Netflix’s Streaming Push May Pull Down Profit

The company's move away from DVD delivery could hurt near-term margins

   

As Netflix (NASDAQ:NFLX) steps into the financial spotlight to announce its fourth-quarter earnings Wednesday afternoon, you can’t help but sense the growing interest in the report, as if everyone is half-expecting to see the beginning of the end of Netflix’s longtime rally.

Netflix is considered to be overpriced by many. It sports a price-to-earnings ratio of 70 based on 2010 earnings and 48 based on 2011. But that’s nothing new. Like Amazon (NASDAQ:AMZN), Netflix is one of those stocks that investors grant a perennially high valuation.

For their optimism, investors have been amply rewarded with steady price gains — Netflix’ stock has steadily risen from $36.88 two years ago to about $184 now. Well, not for the entire two-year period — on Nov. 30, Netflix peaked at an all-time high of $205.90 and has treaded sideways ever since.

What changed? There seemed to be a growing sense that Netflix was running into some pretty large obstacles even as it’s emerging as the premier service for streaming movies and TV shows. The concerns were distilled into an articulate summary by a value fund manager in mid-December: Netflix’s subscriber growth will begin to slow; licenses for online videos were adding to inventory costs; and cash flows were at risk.

Netflix CEO Reed Hastings made an equally articulate defense of the company. But in some ways it only called attention to the concerns, as if validating them by arguing them down. And now that the company is getting ready to discuss its latest quarter, others are weighing in with bearish outlooks.

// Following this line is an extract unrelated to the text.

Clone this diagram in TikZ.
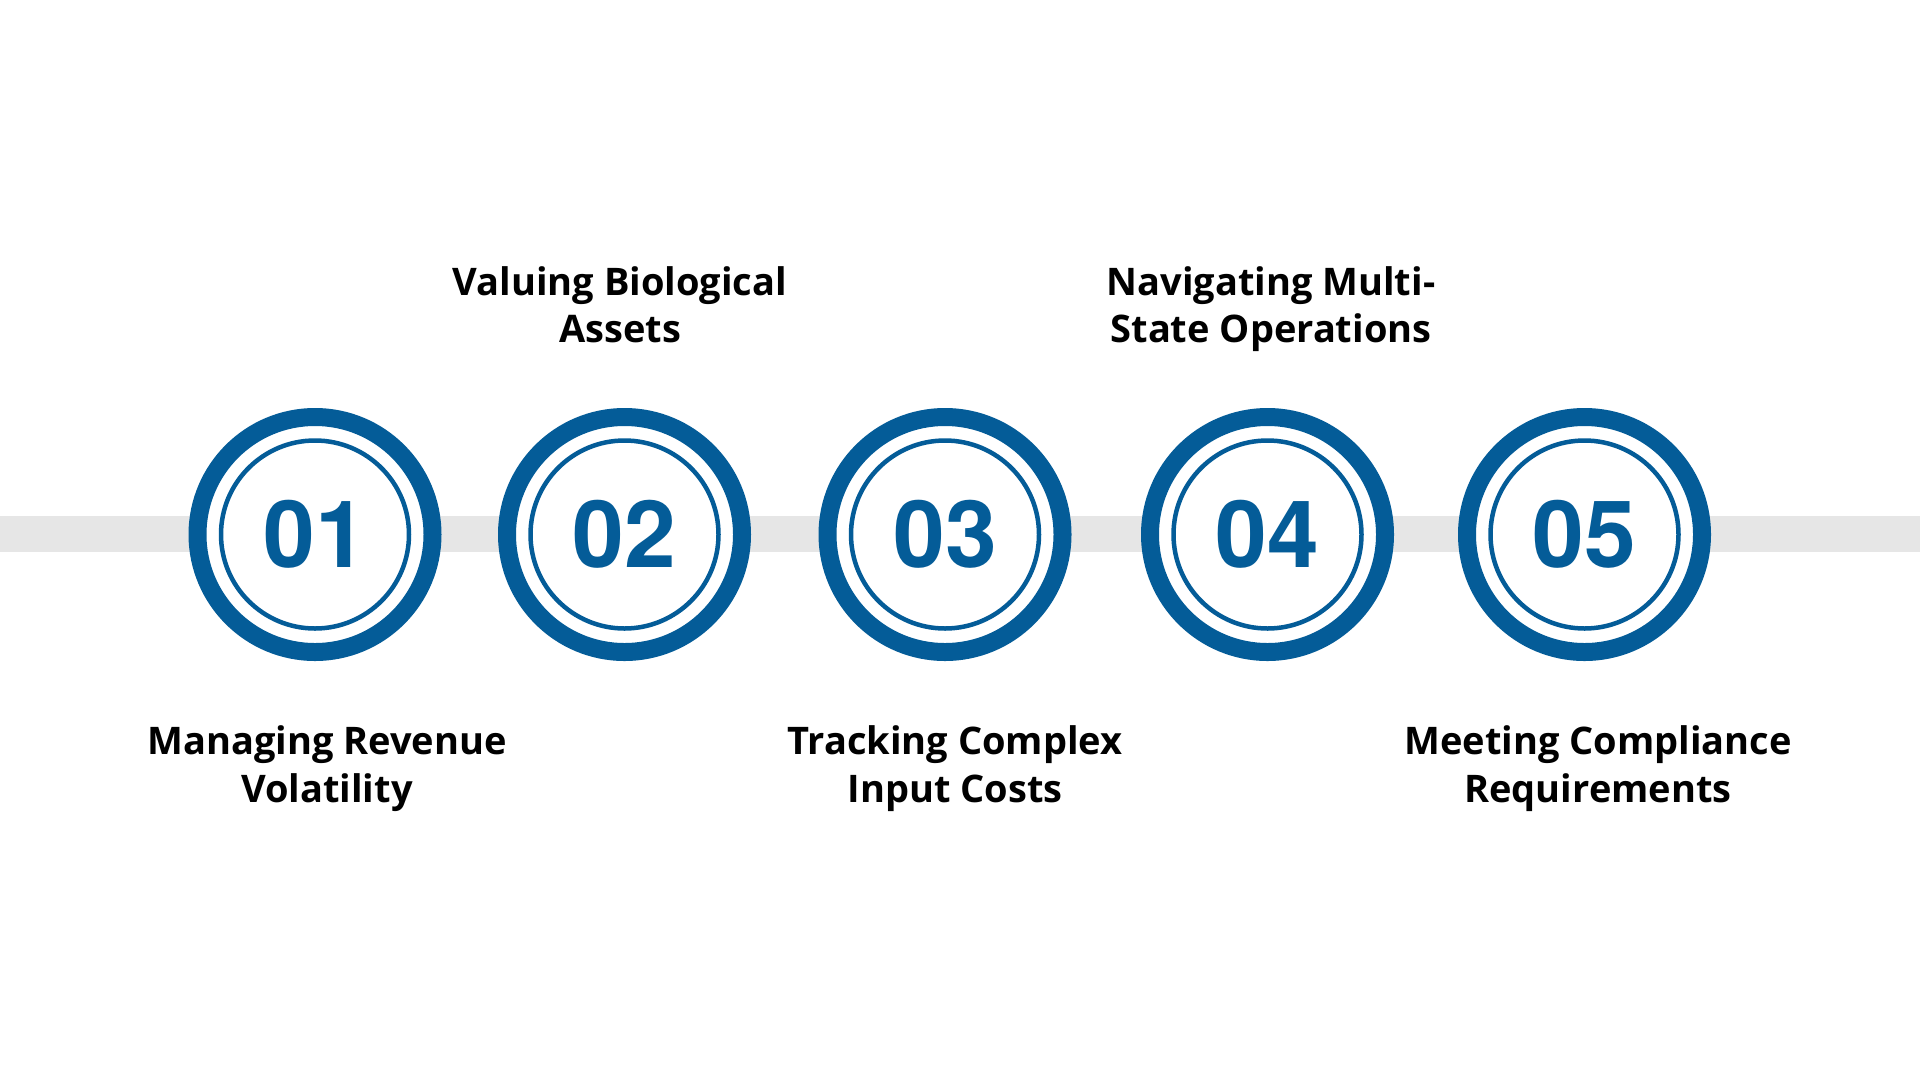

First, Michael Pachter, analyst with Wedbush Morgan Securities, said in a note that the costs for Netflix to build a robust streaming library would be a drag on margins “for at least another year.”

Subscriptions are still growing — analysts expect that Netflix added 7.4 million last year, bringing the total to 19.7 million by 2010′s end — but that’s not enough. Mark Mahaney of Citigroup suggested Wall Street won’t be happy unless Netflix says it expects to add another 8.5 million of them in 2011.

On Monday, Caris & Co. analyst David Miller raised another concern: Netflix has been pushing so hard for people to give up their DVD-by-mail subscriptions (which involve higher distribution costs than video streamed over servers) that fourth-quarter revenue could take a hit as people shift from $9.99-a-month DVD plans to $7.99-a-month streaming-only plans.

Piecing it all together, you start to see a scenario where Netflix keeps pushing to become the go-to site for online movies and TV episodes. While that’s resonating strongly with consumers, it could take a tough toll on Netflix’ financial performance over the next year or so — as revenue growth slows while licensing fees grow. And beyond that, Netflix could start to see its market saturated in the U.S.

Of course, the bearish mood can end up serving Netflix bulls if they prove to be overblown. A stronger-than-expected report could propel Netflix higher. But a disappointing quarter could draw back in the short-sellers, who were fond of betting against Netflix for years, before throwing in the towel last spring.

To gauge the outcome either way, Netflix’s earnings will be watched closely for signs of how things could shake out. The company has strong leadership, and a lengthy track record of defying the doubters. Yet it’s clearly facing financial pressures as it pushes to expand its reach. Can Netflix continue to keep firing on all those cylinders? We should have a better idea on Wednesday.